Because I default to “they” in a lot of cases. For example I act in a theater company where I’m aware probably 1/3-1/2 of the people are queer in some fashion. Usually until I know somebody’s pronouns (or are pretty sure via others talking, etc.) I will just use “they” for everybody. Several people there are nonbinary and prefer it anyway.
FWIW I can relate to avoiding pronouns altogether. It’s often not clear from looking at someone and even if it is, you can still get it wrong. I didn’t realize that would also be as hurtful though.
I often avoid pronouns, because I get them wrong a lot. Even with people I know well. Change is hard. I mess up names, too. (And not just of people who have changed their name. I was at a group dimsum a couple of weeks ago, and I was trying to get one guy’s attention, thinking I was calling his name, until his friend pointed out I was calling the friend’s name. )
Avoiding both your name and your pronouns in a group session for six months is really weird, though, and sounds like a form of hostility. I mean, I’m really bad with names. But when I’m sure I have the right name, I make a point of trying to use it, to force myself to practice thinking it.
I’ve become one of those people who keeps saying the person’s name back to them when I first meet them otherwise it goes poof the instant I turn around and say, hang on what was their name again?
Unless the person is wearing a name tag and i can get that visual image in my head, the name is gone before they’ve even finished saying it.
You’re supposed to imagine it written out on their forehead!!
Nvm
My eyes are up here!!
I’m forgetful. So I forget people’s names. Not just passing acquaintances, but peoples whose names I “should know”-- people I see often and actually care about.

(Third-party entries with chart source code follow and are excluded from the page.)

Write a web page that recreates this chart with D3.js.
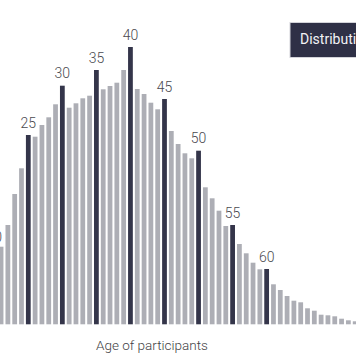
<!DOCTYPE html>
<html>
<head>
<meta charset="utf-8">
<script src="https://cdn.jsdelivr.net/npm/d3@7"></script>
<style>
  html, body { margin: 0; padding: 0; background: #ffffff; overflow: hidden; }
  svg { display: block; font-family: Roboto, "Noto Sans", sans-serif; }
</style>
</head>
<body>
<svg id="chart" width="356" height="364"></svg>
<script>
// ---- data ----
const ages = d3.range(20, 74);
const participants = [
  745, 776, 993, 1303, 1560, 1893, 1876, 1993, 2070, 2200,
  2386, 2166, 2210, 2260, 2286, 2543, 2350, 2383, 2416, 2543,
  2773, 2353, 2303, 2216, 2150, 2253, 1933, 1803, 1710, 1660,
  1736, 1370, 1260, 1136, 983, 993, 803, 710, 616, 550,
  553, 400, 343, 283, 236, 220, 160, 136, 96, 90,
  80, 56, 40, 30
];
const labelAges = [20, 25, 30, 35, 40, 45, 50, 55, 60];
const axisTitle = "Age of participants";
const legendTitle = "Distribution of participants by age";

const data = ages.map((a, i) => ({ age: a, value: participants[i] }));

// ---- layout ----
const svg = d3.select("#chart");
const baseline = 324.3;
const step = 6.81;
const padInner = 0.3;
const x0 = -5.75 - step * (1 - padInner) / 2;
const x = d3.scaleBand()
  .domain(ages)
  .range([x0, x0 + step * (ages.length - padInner)])
  .paddingInner(padInner)
  .paddingOuter(0);
const y = d3.scaleLinear().domain([0, 3000]).range([baseline, baseline - 300]);

const dark = "#34354a";
const light = "#adaeb5";

svg.append("g").selectAll("rect")
  .data(data)
  .join("rect")
  .attr("x", d => x(d.age))
  .attr("width", x.bandwidth())
  .attr("y", d => y(d.value))
  .attr("height", d => y(0) - y(d.value))
  .attr("fill", d => labelAges.includes(d.age) ? dark : light);

svg.append("g").selectAll("text")
  .data(data.filter(d => labelAges.includes(d.age)))
  .join("text")
  .attr("x", d => x(d.age) + x.bandwidth() / 2)
  .attr("y", d => y(d.value) - 7.5)
  .attr("text-anchor", "middle")
  .attr("font-size", 14)
  .attr("font-weight", 300)
  .attr("fill", "#4a4a4f")
  .text(d => d.age);

svg.append("text")
  .attr("x", 152)
  .attr("y", 350)
  .attr("text-anchor", "middle")
  .attr("font-size", 13.5)
  .attr("font-weight", 300)
  .attr("fill", "#3f3f45")
  .text(axisTitle);

// legend / title box (clipped at right edge)
const lg = svg.append("g").attr("transform", "translate(290,22.5)");
lg.append("rect")
  .attr("width", 240)
  .attr("height", 35)
  .attr("fill", "#2f3046")
  .attr("stroke", "#d4d4da")
  .attr("stroke-width", 1);
lg.append("text")
  .attr("x", 10)
  .attr("y", 21.5)
  .attr("font-size", 14)
  .attr("fill", "#f2f2f5")
  .text(legendTitle);
</script>
</body>
</html>
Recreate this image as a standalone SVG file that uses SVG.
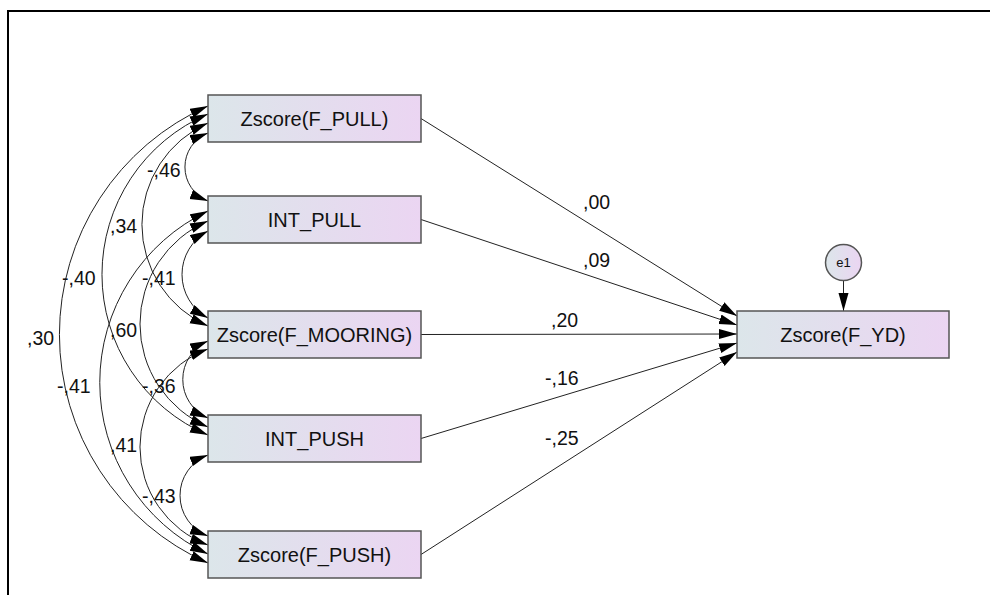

You might think it’s impossible, but it’s pretty easy, like losing your passport while traveling in a dangerous country.
One way of coping is that I never use names. I never say “hello ____” or “goodbye ____”, and regularly refer to people as “your brother” or “our friends” or whatever. And I avoid topics if it requires remembering a name that I should know. It’s generally easier that way.
I assume of course your ex-wife has her own motivation. But yeah, “I’m just going to say nothing” is a convenient solution.
The Mopppppppaaaaaaaa, the Moppa!
Random question and I understand @now_samantha isn’t the ultimate authority on all things trans.
Transmasc/transfem as I understand it is basically “gender other than your born sex and leaning toward this direction” while not necessarily being fully that gender?
So one could be an AFAB nonbinary transmasc because you primarily dress and act masculine, but you also have feminine parts of your self-expression and don’t consider yourself a man. Whereas a trans man is also transmasc, but completely male as opposed to leaning toward such.
(Acknowledging trans people tend to have less rigidly defined gender roles and a fully trans male might still wear a skirt because fuck society)
I think I’d mostly agree, but to quibble add in the distinction between gender identity and gender presentation. Trans means gender identity <> AGAB, so transmasc is typically AFAB but gender identity is at least partially masculine.
The nit is that that doesn’t necessarily mean that gender presentation leans masculine. E.g., I know transfemme enbies who wear male clothing, have masculine voices, and masculine to androgynous haircuts. But their internal gender identity is non-masculine, hence non-binary. And not that it matters, but the people I’m thinking of all are on HRT.
It’s also the case that labels are over rated, and that for some people, their gender is complicated for them to figure out. Some people initially think that they are binary trans, and then decide that non-binary describes them better, while there are also people who think that they are non-binary and then later become more comfortable as binary trans.